En algunos momentos estábamos relativamente perdidos. Relativamente porque el GPS indicaba la posición exacta, solo faltaría. Pero nada más. Ni una triste raya que insinuara una carretera cercana. Para Garmin, Bosnia solamente eran cuatro ciudades y tres carreteras. Para Garmin, estábamos en medio de la nada.

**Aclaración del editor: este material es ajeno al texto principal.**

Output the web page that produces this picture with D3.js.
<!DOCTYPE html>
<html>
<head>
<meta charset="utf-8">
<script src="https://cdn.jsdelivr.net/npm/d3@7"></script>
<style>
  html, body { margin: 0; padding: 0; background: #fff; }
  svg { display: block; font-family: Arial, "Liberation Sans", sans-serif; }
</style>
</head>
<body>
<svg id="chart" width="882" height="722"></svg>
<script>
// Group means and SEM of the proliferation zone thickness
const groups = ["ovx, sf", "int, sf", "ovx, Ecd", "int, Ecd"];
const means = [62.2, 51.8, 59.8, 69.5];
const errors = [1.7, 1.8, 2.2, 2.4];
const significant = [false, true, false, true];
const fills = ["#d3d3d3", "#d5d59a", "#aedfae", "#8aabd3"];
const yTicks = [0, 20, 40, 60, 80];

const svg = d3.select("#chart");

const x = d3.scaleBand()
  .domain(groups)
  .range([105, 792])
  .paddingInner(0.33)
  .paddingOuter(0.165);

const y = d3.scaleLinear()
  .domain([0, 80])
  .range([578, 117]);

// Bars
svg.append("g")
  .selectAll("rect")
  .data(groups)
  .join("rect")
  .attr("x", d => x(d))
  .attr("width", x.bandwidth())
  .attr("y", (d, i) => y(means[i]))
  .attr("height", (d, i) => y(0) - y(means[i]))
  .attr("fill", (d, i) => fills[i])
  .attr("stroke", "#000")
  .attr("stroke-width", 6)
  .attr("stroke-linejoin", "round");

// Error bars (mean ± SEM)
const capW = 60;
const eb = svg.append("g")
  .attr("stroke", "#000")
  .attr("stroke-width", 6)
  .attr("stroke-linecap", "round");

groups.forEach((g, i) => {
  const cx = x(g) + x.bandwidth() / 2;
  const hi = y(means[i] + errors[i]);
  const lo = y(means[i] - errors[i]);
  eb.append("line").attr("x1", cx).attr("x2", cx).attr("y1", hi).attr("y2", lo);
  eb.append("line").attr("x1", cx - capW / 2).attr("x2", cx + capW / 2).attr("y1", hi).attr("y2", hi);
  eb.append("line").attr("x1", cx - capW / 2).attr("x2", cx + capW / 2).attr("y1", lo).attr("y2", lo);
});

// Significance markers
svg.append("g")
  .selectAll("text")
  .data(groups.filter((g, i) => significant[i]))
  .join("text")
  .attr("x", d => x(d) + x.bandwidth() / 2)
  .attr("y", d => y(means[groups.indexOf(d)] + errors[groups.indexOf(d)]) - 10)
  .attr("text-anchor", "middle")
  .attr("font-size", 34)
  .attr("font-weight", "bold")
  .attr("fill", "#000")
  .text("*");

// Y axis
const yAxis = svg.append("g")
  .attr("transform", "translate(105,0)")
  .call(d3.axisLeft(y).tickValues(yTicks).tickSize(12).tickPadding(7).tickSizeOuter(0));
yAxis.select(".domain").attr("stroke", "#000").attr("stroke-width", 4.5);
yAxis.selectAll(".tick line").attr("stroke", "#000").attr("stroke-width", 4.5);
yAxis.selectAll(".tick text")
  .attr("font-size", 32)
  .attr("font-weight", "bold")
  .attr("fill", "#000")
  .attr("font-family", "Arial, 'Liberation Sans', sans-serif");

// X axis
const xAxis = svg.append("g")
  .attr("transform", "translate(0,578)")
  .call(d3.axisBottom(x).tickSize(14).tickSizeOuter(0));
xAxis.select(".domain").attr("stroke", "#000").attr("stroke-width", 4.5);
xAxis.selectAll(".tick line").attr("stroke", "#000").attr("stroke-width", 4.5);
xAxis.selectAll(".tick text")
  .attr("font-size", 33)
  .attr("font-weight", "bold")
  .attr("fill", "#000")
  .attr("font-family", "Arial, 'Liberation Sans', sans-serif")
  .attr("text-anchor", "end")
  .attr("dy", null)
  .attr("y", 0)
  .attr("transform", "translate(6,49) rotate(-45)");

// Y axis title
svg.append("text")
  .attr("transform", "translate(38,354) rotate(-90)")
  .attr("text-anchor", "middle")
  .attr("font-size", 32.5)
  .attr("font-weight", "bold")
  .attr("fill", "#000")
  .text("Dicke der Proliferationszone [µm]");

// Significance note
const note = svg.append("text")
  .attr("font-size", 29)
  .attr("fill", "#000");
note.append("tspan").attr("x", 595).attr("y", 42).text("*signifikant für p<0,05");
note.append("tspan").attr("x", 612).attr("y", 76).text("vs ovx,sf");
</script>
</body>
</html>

Desde Visegrad, la carretera sigue el caprichoso cauce del río. Preciosas montañas lo atrapan haciéndolo ahora ancho, ahora más estrecho, pero siempre con un verde esmeralda impactante. Decenas de túneles intentan hacer el trayecto algo más rectilíneo, y a cada salida del puente el escenario cambia. Nuevas montañas, nuevos riscos, pero siempre con el color esmeralda ahí al lado. Cuando la carretera y el río deciden tomar diferentes caminos, la garganta se hace mucho más angosta hasta diluirse con el paisaje. Estamos a veinte kilómetros de Sarajevo -o eso dice el GPS- y a más de mil metros de altura.
Sarajevo sorprende. Un jueves a las diez de la noche y parece estar toda la ciudad en la calle. Miles de bares de copas y locales nocturnos flanquean la calle principal, que conecta la catedral con la mezquita, casi una al lado de la otra, en perfecta armonía. Pero lo que más me llamó la atención son los agujeros de bala. Si no los buscas, no los ves… o al menos no los reconoces como tales. Algunos edificios los tienen tapados, aunque se nota el diferente color del cemento. Señores de Sarajevo, no tapen esos agujeros con el cemento del olvido. Porque la memoria a veces flaquea. Y los errores siempre es mejor recordarlos.